Understanding these three ideas should help you realize that, though applying one content idea to 10 varied formats may seem like a lot of work, it’s much easier than creating 10 disparate content pieces based on 10 separate ideas and letting them slowly depreciate.
So you see, we’re back to thinking about laziness!
It’s important to remember, said Jafri, that if you want to be lazy and smart, you’ll need to spend the majority of your efforts in the creative stage. That’s where the magic happens. By leaving room for varied formats based on one content idea, you save yourself tons of time in the distribution and promotion phases of content marketing. (It’s worth noting that there are tools to help you create efficiencies in the creation process, too, such as Haiku Deck for presentations, Showbox for video production, any number of infographic building tools around the web, etc.)
Benefits of Upcycling: More than just Marketing Efficiency
Jafri outlined some of the amazing benefits of upcycling content that might seem out of reach if you’ve never done it before:
- It puts the focus on creating better content
- It’s awesome for SEO
- It extends your reach
- It extends visibility without repetition/annoyance
- It respects your audience’s learning style/preferences
To gain these benefits, you have to know how to get started. We loved these tips Jafri highlighted at INBOUND:
• Build a list of content types you could create, including interesting standouts like speeches, workbooks and live videos.
• Only consider upcycling content that’s evergreen, serial or authority-based.
• Know that some content is not a good upcycle fit. Trends, fads and ideas without a central theme won’t make the cut.
• Begin to define success. Remember that all upcycled content needs to be able to hold its own. As Jafri puts it, it doesn’t depend on the other pieces you create to be successful, so there’s no reason to measure it that way.

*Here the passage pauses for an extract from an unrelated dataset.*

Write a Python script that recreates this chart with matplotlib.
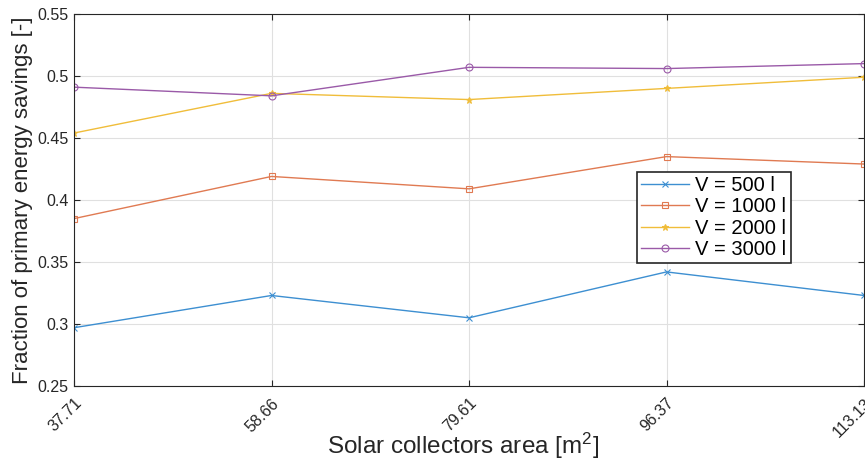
import matplotlib
matplotlib.use("Agg")
import matplotlib.pyplot as plt

areas = ["37.71", "58.66", "79.61", "96.37", "113.13"]
v500 = [0.297, 0.323, 0.305, 0.342, 0.323]
v1000 = [0.385, 0.419, 0.409, 0.435, 0.429]
v2000 = [0.454, 0.486, 0.481, 0.490, 0.499]
v3000 = [0.491, 0.484, 0.507, 0.506, 0.510]
labels = ["V = 500 l", "V = 1000 l", "V = 2000 l", "V = 3000 l"]
yticks = [0.25, 0.3, 0.35, 0.4, 0.45, 0.5, 0.55]

plt.rcParams['font.family'] = ['Liberation Sans', 'DejaVu Sans']
plt.rcParams['mathtext.fontset'] = 'custom'
plt.rcParams['mathtext.rm'] = 'Liberation Sans'

fig = plt.figure(figsize=(8.65, 4.65), dpi=100)
ax = fig.add_axes([74/865, 1-386/465, (864-74)/865, (386-14)/465])

x = list(range(len(areas)))
series = [v500, v1000, v2000, v3000]
colors = ["#3d8fd1", "#e07a52", "#f0bd3a", "#9a5aa8"]
markers = ["x", "s", "*", "o"]
for vals, c, m, lab in zip(series, colors, markers, labels):
    ax.plot(x, vals, color=c, marker=m, markersize=5, markerfacecolor='none' if m in ("s", "o") else c,
            markeredgewidth=0.8, linewidth=1.0, label=lab)

ax.set_xlim(0, len(areas)-1)
ax.set_ylim(0.25, 0.55)
ax.set_xticks(x)
ax.set_xticklabels(areas, rotation=45, fontsize=11.5, color="#262626",
                   ha='right', va='top', rotation_mode='anchor')
ax.set_yticks(yticks)
ax.set_yticklabels([f"{t:g}" for t in yticks], fontsize=11.5, color="#262626")
ax.grid(True, color="#e0e0e0", linewidth=0.8)
ax.set_axisbelow(True)
ax.tick_params(direction='in', length=4, color="#262626", top=True, right=True)
ax.tick_params(axis='x', pad=7)
ax.tick_params(axis='y', pad=4)
for s in ax.spines.values():
    s.set_color("#262626")
    s.set_linewidth(0.8)

ax.set_xlabel("Solar collectors area [m$\\mathregular{^2}$]", fontsize=17.5, color="#262626")
ax.xaxis.label.set_va('baseline')
ax.xaxis.set_label_coords(463.5/865, 1-454/465, transform=fig.transFigure)
ax.set_ylabel("Fraction of primary energy savings [-]", fontsize=16, color="#262626", labelpad=3)

leg = ax.legend(loc='upper left', bbox_to_anchor=((637-74)/790, (386-172)/372), fontsize=14.5,
                frameon=True, fancybox=False, edgecolor="#262626", framealpha=1,
                borderpad=0.2, labelspacing=0.12, handlelength=2.4, handletextpad=0.3, borderaxespad=0)
leg.get_frame().set_linewidth(1.2)

fig.savefig("out.png", dpi=100)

• Choose your tools. That list of types/formats from the first tip? Find a tool to help you with each. Add the tools to the list.
There’s a lot to think about here, and diving in headfirst might not be the right course for you. If you’re hesitant, we suggest watching Jafri’s talk for some examples of excellent upcycling to see how easy it can be.
And we promise if you upcycle content the right way, you’ll see the value emerge quickly. Not only will you be equipped for efficiency, but also laziness. That’s something we never thought we could say!